Expired Passport

The question of what to do with an expired passport has come up a few times from our readers. First of all, if your passport has expired, you need to decide if you need a new one depending on whether your upcoming travel plans will require one or not. If your upcoming travels will require you to present a valid passport, then apply for a new passport and send the old passport along with your application which will be cancelled and returned back to you along with your new passport. An expired passport which has been cancelled by the State Department such as when a new passport is issued or when it is reported as a lost or stolen passport is less damaging than a passport which has been expired but not yet cancelled. Although a passport may be expired and inactive, it still contains confidential information and is considered in circulation and in the possession of its holder.

If you don’t need to renew your passport yet, keep it in a safe location similar to your other valuable items. Both expired and current passports provide a few personal information about the passport holder which can be used for identity theft purposes as well as international crimes such as terrorism. Therefore, it is extremely important to properly safeguard all passports, whether expired or not in order to prevent identity fraud and other crimes committed in your name. As such, it is also extremely important to report all lost and stolen passports including the expired passports in order to notify the authorities of the potential possibility of their misuse and clear your name in case they are used to commit a crime.

I treat the passports of all my family members as extremely confidential documents whether they are expired or not. When needed, I renew the expired passports by obtaining a new passport and canceling the expired one which is returned to me along with my new passport. Although the new passport has a different passport number than the expired and cancelled passport, the old passport still provides a few details about my identity which can be misused if it falls into the wrong hands. An expired passport must still be treated carefully if you decide to keep them. I securely keep our family’s expired and cancelled passports for a few reasons. First, I’d like to remember how we looked when we traveled with our passports since my kids are growing fast and my memory is also rapidly fading away. And second, it’s interesting to look back and remember the places I visited based on the visa stamps especially places where governments have changes.

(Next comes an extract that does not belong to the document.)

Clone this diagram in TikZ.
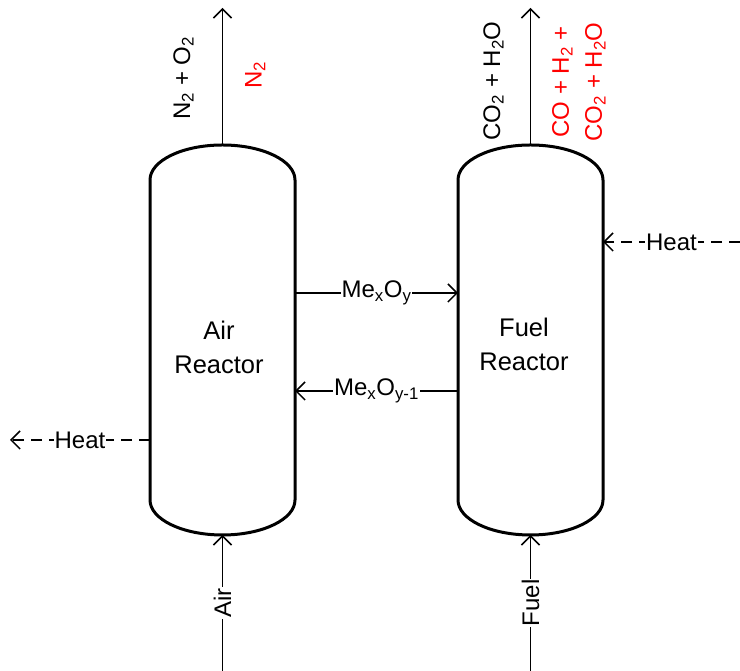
\documentclass[tikz,border=0pt]{standalone}
\usepackage{fontspec}
\setmainfont{Liberation Sans}
\usetikzlibrary{arrows.meta, calc}
\definecolor{prod}{HTML}{FF0000}

\begin{document}
\begin{tikzpicture}[x=1pt, y=1pt,
    every node/.style={font=\fontsize{24}{33}\selectfont},
    reactor/.style={minimum width=145pt, minimum height=320pt, inner sep=0pt, outer sep=0pt},
    vessel/.style={line width=3pt, line join=round},
    flow/.style={line width=1.5pt, -{Straight Barb[length=9pt, width=18pt]}},
    heatflow/.style={flow, dash pattern=on 11pt off 7pt},
    tag/.style={fill=white, inner sep=1pt},
    stream/.style={rotate=90, inner sep=0pt}]
  \useasboundingbox (0,0) rectangle (740,671);
  % vessels
  \node[reactor] (air) at (222.5,331) {};
  \node[reactor] (fuel) at (530.5,331) {};
  \foreach \r in {air, fuel}
    \draw[vessel] (\r.south west) -- (\r.north west)
      arc[start angle=180, end angle=0, x radius=72.5, y radius=35]
      -- (\r.south east)
      arc[start angle=0, end angle=-180, x radius=72.5, y radius=35] -- cycle;
  \node[align=center, font=\fontsize{25.5}{34}\selectfont] (airname) at (219,324) {Air\\Reactor};
  \node[align=center, font=\fontsize{25.5}{34}\selectfont] (fuelname) at (524,327) {Fuel\\Reactor};

  % gases out
  \draw[flow] ([yshift=35pt]air.north) -- ++(0,137) coordinate (airvent);
  \draw[flow] ([yshift=35pt]fuel.north) -- ++(0,137) coordinate (fuelvent);
  \node[stream, anchor=base] (airgas) at (190,593) {N\textsubscript{2} + O\textsubscript{2}};
  \node[stream, anchor=north, text=prod] (airgasred) at (245,596) {N\textsubscript{2}};
  \node[stream, anchor=base] (fuelgas) at (500,590) {CO\textsubscript{2} + H\textsubscript{2}O};
  \node[stream, anchor=north, text=prod, align=center] (fuelgasred) at (552,589)
    {CO + H\textsubscript{2} +\\CO\textsubscript{2} + H\textsubscript{2}O};

  % oxygen carrier loop
  \draw[flow] ([yshift=47pt]air.east) -- node[tag] (ox) {Me\textsubscript{x}O\textsubscript{y}} ([yshift=47pt]fuel.west);
  \draw[flow] ([yshift=-51pt]fuel.west) -- node[tag] (red) {Me\textsubscript{x}O\textsubscript{y-1}} ([yshift=-51pt]air.east);

  % heat
  \draw[heatflow] ([yshift=-100pt]air.west) -- node[tag] (heatout) {Heat} ++(-140,0) coordinate (heatsink);
  \coordinate (heatsrc) at (740,429);
  \draw[heatflow] (heatsrc) -- node[tag] (heatin) {Heat} ([yshift=98pt]fuel.east);

  % feeds
  \coordinate (airfeed) at (222.5,0);
  \coordinate (fuelfeed) at (530.5,0);
  \draw[flow] (airfeed) -- node[tag, rotate=90] (airin) {Air} ([yshift=-35pt]air.south);
  \draw[flow] (fuelfeed) -- node[tag, rotate=90] (fuelin) {Fuel} ([yshift=-35pt]fuel.south);
\end{tikzpicture}
\end{document}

In conclusion, if you have already replaced and cancelled your expired travel document, you can either shred and discard your old cancelled passport or you can keep it securely similar to your active passport. Like I said, expired passports which are not cancelled can still be misused. Although a passport which has been expired and cancelled is not as dangerous as an active or valid passport, it still provides enough personal information for identity theft purposes including the use of the passport for identification purposes to enter places and cause damage in your name.

If you have shared your passport information with others and strongly suspect they might misuse your identity, replace your passport by applying for and obtaining a new one. This will cancel your old passport, whether it was expired or not. And, if you have lost your passport, read this article for how to replace lost, stolen or expired passport. One last point to remember is that an actual passport whether expired or not, can be misused, therefore, it is very important to have complete custody of your passport at all times. I’m not talking about whether you have shared copies of a few pages of your passport with others but rather the passport itself is much more dangerous than copies of a few pages although the less you share with others, more secure you will be including copies of passport pages which provide lots of personal information.